The Pros and Cons of Online Share Dealing
It’s fast, exciting, can be extremely good value and is in many ways very convenient. But trading shares online can also be hampered by technology limitations and brokers’ rules. It can also be a very effective way of losing money.
Easy does it
Trading shares at the touch of a mouse has advantages - most of all the fact that it can be done from anywhere in the world, at any time of the day or night, and without the need for complex paperwork.
This ‘out of hours’ facility means you can use evenings and weekends to research investments and so make better-informed trading decisions. Buy and sell orders can be issued at any time and then they will be placed as soon as the financial markets open.
But this ease of trading needs to be treated with great caution. In the comfortable, one-touch world of your own home or office, it is easy to lose a sense of proportion, and victims find that money can lose its value. Unless you remain constantly aware that your entire life savings could be wiped out with a casual click. Share prices go down as well as up – sometimes very rapidly.

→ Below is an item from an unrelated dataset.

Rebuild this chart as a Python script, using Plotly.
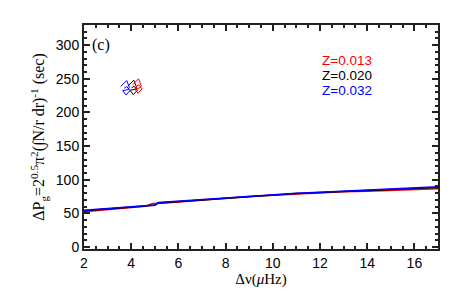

What brokers offer – and what they don’t
Online trading can bring low dealing costs – often less than £10 per trade, regardless of the size of the deal. Some online brokers offer new clients a number of introductory free deals, or a certain length of time free of trading charges.
But brokers will often restrict how much you can invest, what shares you can buy from them (for example, many ignore the Alternative Investments Market of young companies) and won’t issue share certificates, which entitle you to directly-delivered takeover information and other shareholder perks. That means you can only sell your shares to the same broker from which you bought them.
A technical point
Fast online transactions are available thanks to the wonders of fast global transaction services, brought to you by the World Wide Web. But all technological systems are sometimes racked with faults and failures, so online traders are at the mercy of their computers and connections. Dealing can be slowed or halted by technical failures. This can be a critical disadvantage at times when share prices are rising and falling at great speed.
Choosing a broker
When choosing an online broker, it is also wise to consider the settlement period – the time before you can realise your cash, possibly to use in other investment opportunities. This can vary between one and ten days.

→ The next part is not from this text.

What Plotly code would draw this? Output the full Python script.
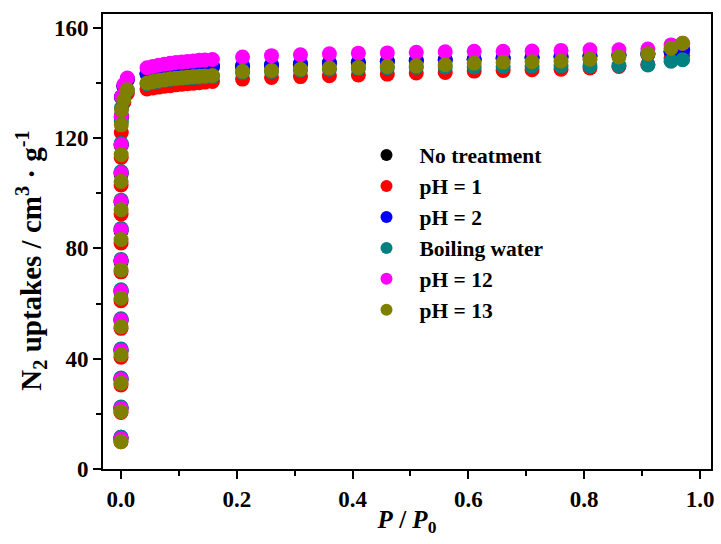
import plotly.graph_objects as go

# Relative pressure grid (shared structure)
p_low = [0.00002, 0.00004, 0.00006, 0.00008, 0.0001, 0.00012, 0.00015, 0.0002,
         0.00025, 0.0003, 0.0004, 0.0006, 0.001, 0.005, 0.011]
p_mid = [0.045, 0.055, 0.065, 0.075, 0.085, 0.095, 0.105, 0.115, 0.125, 0.135, 0.145, 0.158]
p_high = [0.21, 0.26, 0.31, 0.36, 0.41, 0.46, 0.51, 0.56, 0.61, 0.66, 0.71, 0.76,
          0.81, 0.86, 0.91, 0.95, 0.97]
pressure = p_low + p_mid + p_high

series_names = ["No treatment", "pH = 1", "pH = 2", "Boiling water", "pH = 12", "pH = 13"]
series_colors = ["#000000", "#ff0000", "#0000ff", "#008080", "#ff00ff", "#808000"]

no_treatment = [11, 21.8, 32.3, 42.8, 53.7, 64.2, 75.2, 86.3, 96.7, 107, 117.3, 127.5, 134.7, 138.8, 141.2,
                143.2, 143.8, 144.2, 144.5, 144.8, 145.0, 145.2, 145.4, 145.6, 145.7, 145.8, 145.9,
                146.0, 146.4, 146.8, 147.2, 147.5, 147.8, 148.1, 148.4, 148.6, 148.8, 149.1, 149.4,
                149.7, 150.0, 150.3, 151.2, 152.2]
ph1 = [9.9, 20.5, 30.5, 40.5, 51.0, 61.0, 71.5, 82.0, 92.5, 103.0, 113.0, 122.0, 128.0, 133.0, 136.3,
       137.8, 138.2, 138.5, 138.8, 139.0, 139.3, 139.5, 139.7, 139.9, 140.1, 140.3, 140.5,
       141.4, 142.0, 142.3, 142.6, 142.9, 143.2, 143.6, 143.8, 144.3, 144.5, 144.8, 145.0,
       145.4, 146.0, 146.8, 149.0, 150.0]
ph2 = [11.5, 22.3, 32.8, 43.3, 54.2, 64.7, 75.7, 86.8, 97.2, 107.5, 117.8, 128.0, 135.0, 139.0, 141.5,
       143.5, 144.1, 144.5, 144.8, 145.1, 145.3, 145.5, 145.7, 145.8, 146.0, 146.1, 146.2,
       146.2, 146.6, 147.0, 147.3, 147.5, 147.8, 148.0, 148.3, 148.6, 149.0, 149.3, 149.6,
       150.0, 150.3, 150.6, 151.5, 151.8]
boiling = [11.5, 22.5, 33.0, 43.5, 54.5, 65.0, 76.0, 87.2, 97.5, 107.8, 118.0, 126.0, 131.0, 134.5, 137.2,
           139.7, 140.2, 140.6, 141.0, 141.3, 141.5, 141.7, 141.9, 142.0, 142.1, 142.2, 142.3,
           143.8, 144.2, 144.6, 145.0, 145.2, 145.5, 145.7, 145.8, 145.8, 146.0, 146.1, 146.2,
           146.2, 146.3, 146.5, 147.9, 148.4]
ph12 = [11.0, 22.0, 32.5, 43.0, 54.0, 64.5, 75.5, 86.7, 97.0, 107.3, 117.6, 127.8, 135.0, 139.3, 141.8,
        145.5, 146.0, 146.4, 146.8, 147.1, 147.4, 147.6, 147.8, 148.0, 148.2, 148.3, 148.5,
        149.4, 149.9, 150.2, 150.6, 150.8, 150.9, 151.1, 151.3, 151.5, 151.5, 151.6, 151.8,
        152.0, 152.0, 152.3, 153.8, 154.4]
ph13 = [9.9, 20.8, 31.1, 41.4, 51.6, 61.9, 72.2, 83.2, 94.0, 104.3, 114.0, 124.8, 130.3, 133.9, 137.5,
        140.0, 140.5, 140.9, 141.2, 141.5, 141.7, 141.9, 142.1, 142.3, 142.4, 142.5, 142.7,
        144.2, 144.5, 145.0, 145.4, 145.6, 146.0, 146.2, 146.6, 147.2, 147.5, 147.7, 147.9,
        148.6, 149.4, 150.6, 152.6, 154.4]

all_series = [no_treatment, ph1, ph2, boiling, ph12, ph13]

x_ticks = [0.0, 0.2, 0.4, 0.6, 0.8, 1.0]
x_tick_labels = ["0.0", "0.2", "0.4", "0.6", "0.8", "1.0"]
y_ticks = [0, 40, 80, 120, 160]
y_tick_labels = ["0", "40", "80", "120", "160"]

FONT = "Liberation Serif, Times New Roman, serif"

fig = go.Figure()
for name, color, vals in zip(series_names, series_colors, all_series):
    fig.add_trace(go.Scatter(
        x=pressure, y=vals, mode="markers", name=name,
        marker=dict(color=color, size=15, line=dict(width=0)),
    ))

axis_common = dict(
    showline=True, linecolor="black", linewidth=2, mirror=True,
    ticks="outside", ticklen=8, tickwidth=2, tickcolor="black",
    showgrid=False, zeroline=False,
    tickfont=dict(family=FONT, size=23, color="black", weight="bold"),
)

fig.update_xaxes(
    range=[-0.031, 1.019], tickvals=x_ticks, ticktext=x_tick_labels,
    minor=dict(ticks="outside", ticklen=5, tickwidth=2, tickcolor="black", dtick=0.1, tick0=0),
    title=dict(text="<i>P</i> / <i>P</i><sub>0</sub>",
               font=dict(family=FONT, size=25, color="black", weight="bold"), standoff=0),
    **axis_common,
)
fig.update_yaxes(
    range=[0, 165], tickvals=y_ticks, ticktext=y_tick_labels,
    minor=dict(ticks="outside", ticklen=5, tickwidth=2, tickcolor="black", dtick=20, tick0=0),
    **axis_common,
)

# Y-axis title (placed as a rotated annotation to match the reference position)
fig.add_annotation(
    text="<b>N<sub>2</sub> uptakes / cm<sup>3</sup> · g<sup>-1</sup></b>",
    xref="paper", yref="paper", x=-0.119, y=0.457,
    xanchor="center", yanchor="middle", textangle=-90, showarrow=False,
    font=dict(family=FONT, size=29, color="black"),
)

fig.update_layout(
    width=721, height=544,
    margin=dict(l=103, r=7, t=14, b=75),
    paper_bgcolor="white", plot_bgcolor="white",
    legend=dict(
        x=0.412, y=0.735, xanchor="left", yanchor="top",
        bgcolor="rgba(0,0,0,0)", borderwidth=0,
        font=dict(family=FONT, size=21.5, color="black", weight="bold"),
        itemsizing="constant", tracegroupgap=0, itemwidth=56,
    ),
    showlegend=True,
)

fig.write_html("out.html")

Be aware that some online brokerages can be bogus, set up simply to con people into providing private financial information and leaving them open to fraud. The Financial Services Authority (FSA) regularly comes across sham sites claiming to be Internet share dealers. The simple advice is if you have any doubts, keep away.
The FSA doesn’t keep a list of legitimate dealers, but a web search engine ought to lead you to one, or at least to an online directory.